Vila Madalena, even early on a Saturday night, can feel like a warzone. The young soldiers, spilling out onto the pavement, brandishing their beers like weapons, sharpening their elbows as they home in on the night’s target: the girls. The lines of traffic, beeping angrily. If only you could parachute in and be whisked out again by the marines in a helicopter. But no, you have to fight through the cars and the drunks and the garçons hustling for business outside every bar. So the sight of Spadaccino – a traditional Italian family restaurant with a yard out front – in the midst of this chaos is like coming across the Red Cross in the midst of battle.
Paula and Roberto Lazzarini, the sibling chefs, know all about fighting: they were both champion fencers back in the day.
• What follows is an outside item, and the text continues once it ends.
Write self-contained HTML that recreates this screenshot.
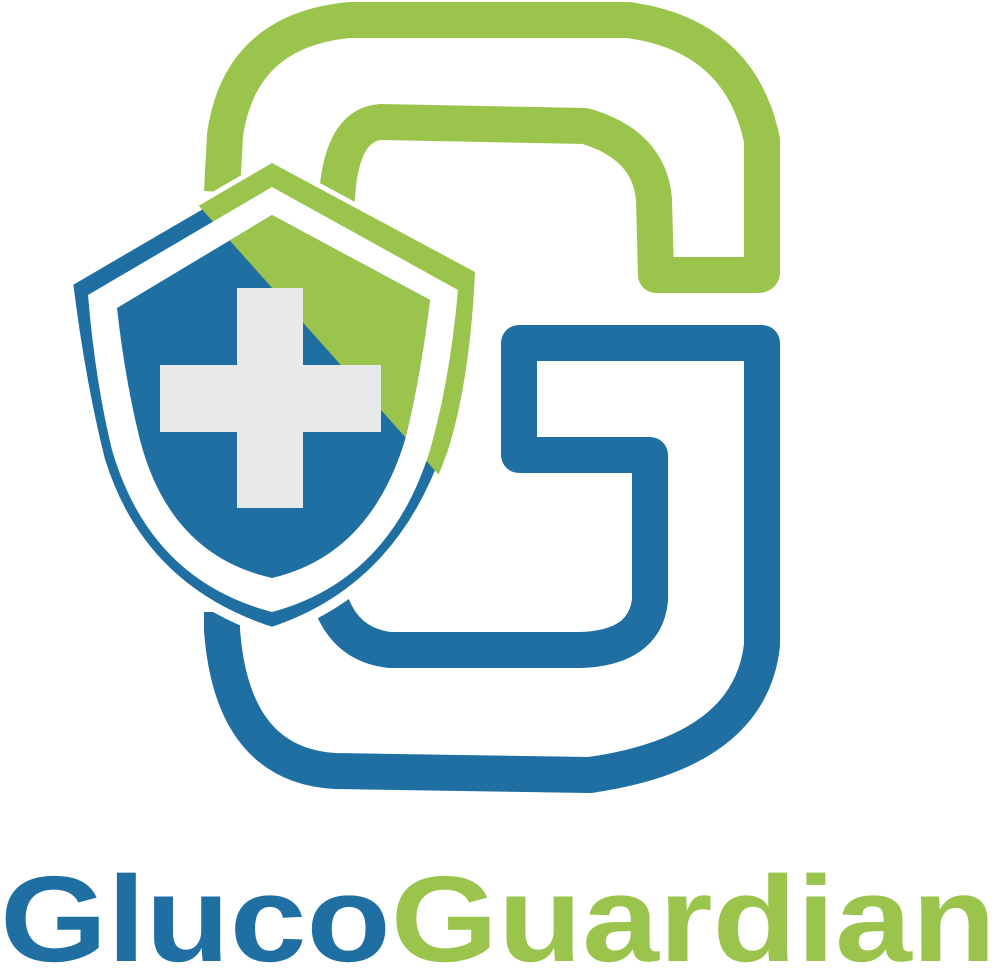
<!DOCTYPE html>
<html>
<head>
<meta charset="utf-8">
<style>
html,body{margin:0;padding:0;background:#fff;}
svg{display:block;}
</style>
</head>
<body>
<svg width="996" height="977" viewBox="0 0 996 977" xmlns="http://www.w3.org/2000/svg">
  <defs>
    <clipPath id="greenSide">
      <polygon points="100,95 760,95 760,835"/>
    </clipPath>
  </defs>
  <path
        d="M222,192 L225,135 Q240,30 350,20 L628,20 Q740,35 762,140 L762,272 Q762,275 758,275 L656,275 L654,200 Q650,145 585,126 L380,122 Q345,125 338,185 L336,210"
        fill="none" stroke="#9BC44C" stroke-width="36" stroke-linejoin="round" stroke-linecap="butt"/>
  <path
        d="M222,612 L222,630 Q232,765 335,771 L590,775 Q750,752 762,645 L762,343 L519,343 L519,455 L650,455 L650,600 Q645,648 580,650 L390,650 Q345,645 330,600"
        fill="none" stroke="#1F6FA3" stroke-width="36" stroke-linejoin="round" stroke-linecap="butt"/>
  <g>
    <path d="M272,163 L475,272 Q470,380 448,450 Q400,590 272,632 Q140,590 100,460 Q80,380 68,282 Z" fill="#1F6FA3" stroke="#fff" stroke-width="10" stroke-linejoin="round"/>
    <path d="M272,163 L475,272 Q470,380 448,450 Q400,590 272,632 Q140,590 100,460 Q80,380 68,282 Z" fill="#9BC44C" clip-path="url(#greenSide)"/>
    <path d="M272,187 L458,290 Q450,380 430,450 Q390,580 272,612 Q150,580 112,450 Q95,380 88,295 Z" fill="#fff"/>
    <path d="M272,215 L430,300 Q420,380 405,440 Q370,555 272,578 Q170,555 140,440 Q125,380 117,308 Z" fill="#1F6FA3"/>
    <path d="M272,215 L430,300 Q420,380 405,440 Q370,555 272,578 Q170,555 140,440 Q125,380 117,308 Z" fill="#9BC44C" clip-path="url(#greenSide)"/>
    <rect x="237" y="288" width="66" height="220" fill="#E8E9EA"/>
    <rect x="160" y="365" width="221" height="67" fill="#E8E9EA"/>
  </g>
  <text x="0" y="961" font-family="'Liberation Sans', sans-serif" font-weight="bold" font-size="122" textLength="996" lengthAdjust="spacingAndGlyphs"><tspan fill="#1F6FA3">Gluco</tspan><tspan fill="#9BC44C">Guardian</tspan></text>
</svg>
</body>
</html>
But this is a restaurant that hangs its sabres on the wall – literally, there’s a pair in the dining room. It’s a place of refuge where the oddly comforting sight of three generations of the same family eating together is the rule, rather than the exception.
At Spadaccino, they know how to do traditional Italian food well. The prawn risotto is tasty and has half a dozen big meaty prawns in it. The penne with mushrooms is just right. The crème brûlée is deliciously rich, and green – yes, green – and has a perfectly crunchy crust on the top. The beer is cold. And the service is efficient without being obsequious. Fed, watered and ready for combat: Vila Madalena, here we come.